Standard Chartered Bank Gets Wise to Angolan Corruption

Standard Chartered Bank has reportedly declined to authorize a US $300,000 payment from the Angolan state-owned oil giant Sonangol to a Maltese-registered shell company named ‘Wise Intelligence Solutions’ on suspicion of money laundering, conflict of interest and corruption.

Information supplied to Maka Angola from sources in London, UK, shows that the private company’s registered owner is none other than Sonangol President Isabel dos Santos. She is the daughter of President José Eduardo dos Santos, who appointed her to the job last June, and the first female African billionaire. The sources say there are grounds to believe that ‘Wise’ is a shell company and that the transfer of funds was unjustifiable.

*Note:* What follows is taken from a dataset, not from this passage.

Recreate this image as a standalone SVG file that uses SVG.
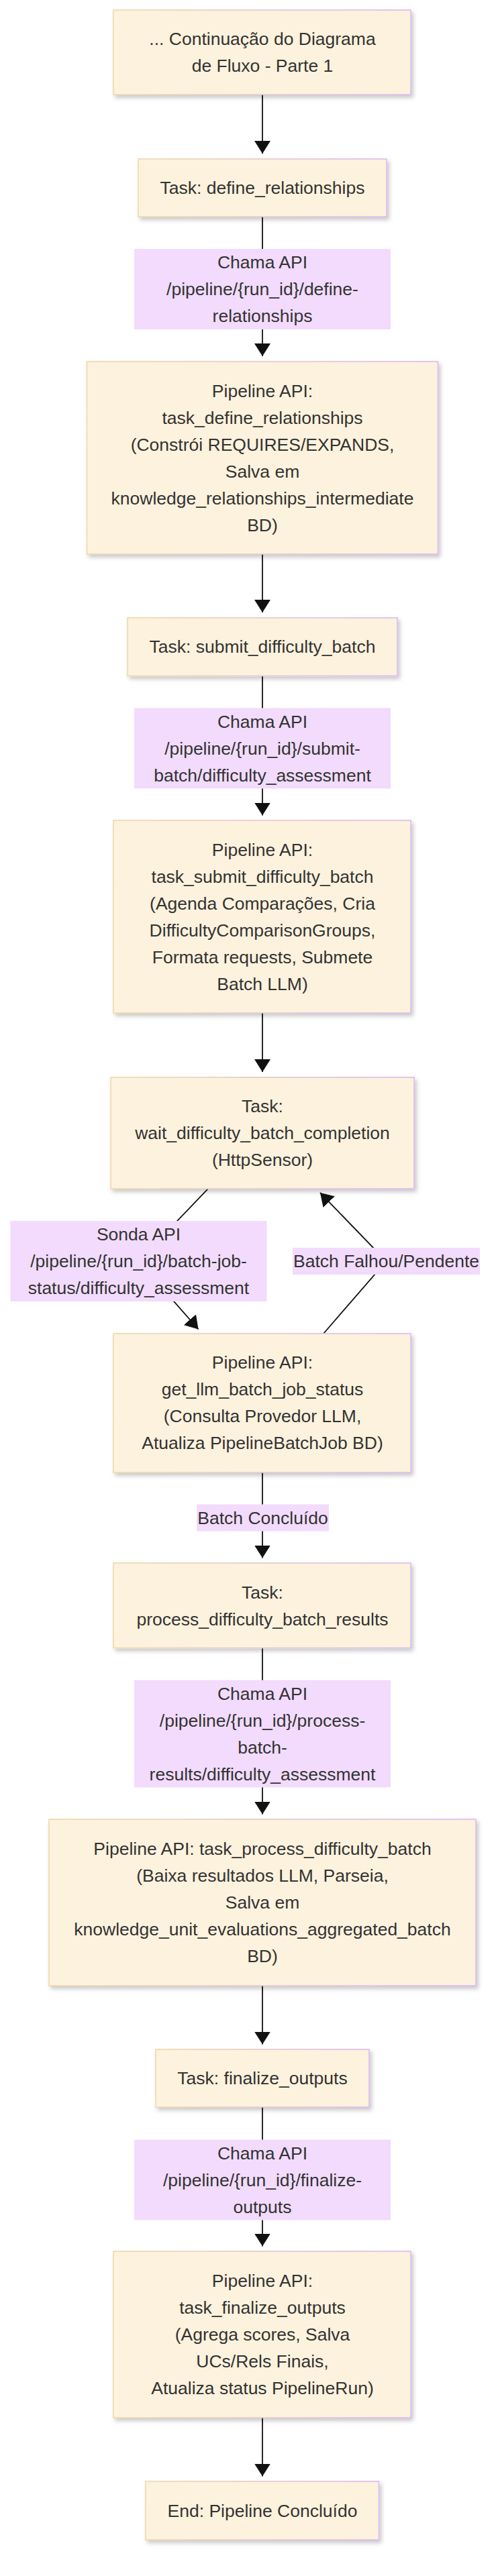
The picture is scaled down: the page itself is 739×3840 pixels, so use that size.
<svg xmlns="http://www.w3.org/2000/svg" width="739" height="3840" viewBox="0 0 739 3840">
<defs>
<linearGradient id="bd" x1="0" y1="0" x2="1" y2="0">
<stop offset="0" stop-color="#efd9a9"/>
<stop offset="1" stop-color="#dcb9f2"/>
</linearGradient>
<filter id="sh" x="-10%" y="-10%" width="125%" height="130%">
<feDropShadow dx="3" dy="4" stdDeviation="3" flood-color="#000" flood-opacity="0.22"/>
</filter>
<marker id="ah" markerUnits="userSpaceOnUse" markerWidth="20" markerHeight="24" viewBox="0 0 20 24" refX="19" refY="12" orient="auto">
<path d="M0,0 L19,12 L0,24 z" fill="#111"/>
</marker>
<style>
.node rect { fill:#fdf2dd; stroke:url(#bd); stroke-width:1.6; filter:url(#sh); }
.lbl rect { fill:#f2dbfc; }
text { font-family:"Liberation Sans", Arial, sans-serif; font-size:26.5px; fill:#333; text-anchor:middle; }
.edge { stroke:#111; stroke-width:1.8; fill:none; marker-end:url(#ah); }
</style>
</defs>
<rect width="739" height="3840" fill="#fff"/>

<g id="connectors">
<path class="edge" d="M391,141 L391,229"/>
<path class="edge" d="M391,323 L391,531"/>
<path class="edge" d="M391,826 L391,913"/>
<path class="edge" d="M391,1007.5 L391,1215.5"/>
<path class="edge" d="M391,1510 L391,1598"/>
<path class="edge" d="M310,1772 L206.5,1880 L295.5,1981.5"/>
<path class="edge" d="M482,1988 L575.5,1880 L477,1778"/>
<path class="edge" d="M391,2195 L391,2322.5"/>
<path class="edge" d="M391,2456.5 L391,2704.5"/>
<path class="edge" d="M391,2960 L391,3047.5"/>
<path class="edge" d="M391,3141 L391,3348.5"/>
<path class="edge" d="M391,3604 L391,3691.5"/>
</g>

<g id="edge-labels">
<g class="lbl" id="lbl-define">
<rect x="200" y="371" width="382" height="120"/>
<text x="391" y="400.3">Chama API</text>
<text x="391" y="440.3">/pipeline/{run_id}/define-</text>
<text x="391" y="480.3">relationships</text>
</g>
<g class="lbl" id="lbl-submit">
<rect x="200" y="1055.5" width="382" height="120"/>
<text x="391" y="1084.8">Chama API</text>
<text x="391" y="1124.8">/pipeline/{run_id}/submit-</text>
<text x="391" y="1164.8">batch/difficulty_assessment</text>
</g>
<g class="lbl" id="lbl-sonda">
<rect x="15.5" y="1820" width="382" height="120"/>
<text x="206.5" y="1849.3">Sonda API</text>
<text x="206.5" y="1889.3">/pipeline/{run_id}/batch-job-</text>
<text x="206.5" y="1929.3">status/difficulty_assessment</text>
</g>
<g class="lbl" id="lbl-falhou">
<rect x="436" y="1860" width="279" height="40"/>
<text x="575.5" y="1889.3">Batch Falhou/Pendente</text>
</g>
<g class="lbl" id="lbl-concluido">
<rect x="293" y="2242.5" width="197" height="40"/>
<text x="391.5" y="2271.8">Batch Concluído</text>
</g>
<g class="lbl" id="lbl-process">
<rect x="200" y="2504.5" width="382" height="160"/>
<text x="391" y="2533.8">Chama API</text>
<text x="391" y="2573.8">/pipeline/{run_id}/process-</text>
<text x="391" y="2613.8">batch-</text>
<text x="391" y="2653.8">results/difficulty_assessment</text>
</g>
<g class="lbl" id="lbl-finalize">
<rect x="200" y="3189.5" width="382" height="120"/>
<text x="391" y="3218.8">Chama API</text>
<text x="391" y="3258.8">/pipeline/{run_id}/finalize-</text>
<text x="391" y="3298.8">outputs</text>
</g>
</g>

<g class="node" id="start">
<rect x="169" y="15" width="443" height="126"/>
<text x="391" y="67.3">... Continuação do Diagrama</text>
<text x="391" y="107.3">de Fluxo - Parte 1</text>
</g>
<g class="node" id="task-define">
<rect x="206" y="237" width="370" height="86"/>
<text x="391" y="289.3">Task: define_relationships</text>
</g>
<g class="node" id="api-define">
<rect x="129.5" y="539" width="523" height="287"/>
<text x="391" y="591.8">Pipeline API:</text>
<text x="391" y="631.8">task_define_relationships</text>
<text x="391" y="671.8">(Constrói REQUIRES/EXPANDS,</text>
<text x="391" y="711.8">Salva em</text>
<text x="391" y="751.8">knowledge_relationships_intermediate</text>
<text x="391" y="791.8">BD)</text>
</g>
<g class="node" id="task-submit">
<rect x="190" y="921" width="402" height="86.5"/>
<text x="391" y="973.3">Task: submit_difficulty_batch</text>
</g>
<g class="node" id="api-submit">
<rect x="169" y="1223" width="443" height="287"/>
<text x="391" y="1275.8">Pipeline API:</text>
<text x="391" y="1315.8">task_submit_difficulty_batch</text>
<text x="391" y="1355.8">(Agenda Comparações, Cria</text>
<text x="391" y="1395.8">DifficultyComparisonGroups,</text>
<text x="391" y="1435.8">Formata requests, Submete</text>
<text x="391" y="1475.8">Batch LLM)</text>
</g>
<g class="node" id="task-wait">
<rect x="165" y="1606" width="452" height="166"/>
<text x="391" y="1658.3">Task:</text>
<text x="391" y="1698.3">wait_difficulty_batch_completion</text>
<text x="391" y="1738.3">(HttpSensor)</text>
</g>
<g class="node" id="api-status">
<rect x="169" y="1988" width="443" height="207"/>
<text x="391" y="2040.3">Pipeline API:</text>
<text x="391" y="2080.3">get_llm_batch_job_status</text>
<text x="391" y="2120.3">(Consulta Provedor LLM,</text>
<text x="391" y="2160.3">Atualiza PipelineBatchJob BD)</text>
</g>
<g class="node" id="task-process">
<rect x="169" y="2330" width="443" height="126.5"/>
<text x="391" y="2382.6">Task:</text>
<text x="391" y="2422.6">process_difficulty_batch_results</text>
</g>
<g class="node" id="api-process">
<rect x="73" y="2712" width="636" height="248"/>
<text x="391" y="2765.3">Pipeline API: task_process_difficulty_batch</text>
<text x="391" y="2805.3">(Baixa resultados LLM, Parseia,</text>
<text x="391" y="2845.3">Salva em</text>
<text x="391" y="2885.3">knowledge_unit_evaluations_aggregated_batch</text>
<text x="391" y="2925.3">BD)</text>
</g>
<g class="node" id="task-finalize">
<rect x="232" y="3055" width="318" height="86"/>
<text x="391" y="3107.3">Task: finalize_outputs</text>
</g>
<g class="node" id="api-finalize">
<rect x="169" y="3356" width="443" height="248"/>
<text x="391" y="3409.3">Pipeline API:</text>
<text x="391" y="3449.3">task_finalize_outputs</text>
<text x="391" y="3489.3">(Agrega scores, Salva</text>
<text x="391" y="3529.3">UCs/Rels Finais,</text>
<text x="391" y="3569.3">Atualiza status PipelineRun)</text>
</g>
<g class="node" id="end">
<rect x="217" y="3699" width="347.5" height="87"/>
<text x="391" y="3751.8">End: Pipeline Concluído</text>
</g>
</svg>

The six-figure payment to ‘Wise’ was purported to be payment for “consultancy services”. Presumably, the intent was to remunerate the firm’s sole employee: its director Mário Filipe Moreira Leite Silva. He is well known in Angola as the man who looks after Isabel’s assorted private companies and personal fortune.

Wise Intelligence Solutions Holding Limited and its subsidiary, Wise Intelligence Solutions Limited, were registered in Malta on June 21st and June 23rd, 2010 with the same (nominal) address: 171, Old Bakery Street, Valleta VLT 1455.

The records list Isabel dos Santos with 99.9 percent of the stock in both companies, while her husband, Sindika Dokolo, has the symbolic 0.1 percent remainder in both. Several other companies linked to Isabel dos Santos are registered at the same address. They include Victoria Holdings, which partnered with the state-owned Sodiam, which has the exclusive right to market Angolan diamonds, in effect giving Isabel control of Angola’s “other” main commodity.

Until very recently, neither of her ‘Wise’ companies reported any commercial activity at all. The only transactions were deposits by Isabel dos Santos in 2012 and 2013 (of 22,390 Euros and 17,486 Euros respectively) to cover the administrative costs of these two ‘ghost’ companies. That included the sum of 7,080 Euros a year to pay the (symbolic) salary of Mário Silva, in his role as director, and sole employee, of the two ‘Wise’ companies.

This is the same Mário Leite Silva who is working out of the Sonangol office on a daily basis, during regular business hours, dealing with both his boss’s private business empire and her public sector role in Sonangol.

Witnesses say he is operating as Isabel’s unofficial chief of staff at Sonangol, chairing the Executive Board meetings, and issuing orders in Isabel’s name.

Isn’t it somewhat odd that a man who manages more than 40 of Isabel’s private companies, as well as overseeing a fortune estimated by Forbes magazine to be worth more than three billion US dollars, should be doing this? No doubt, this conflict of interest is what forced Standard Chartered to “wise up”.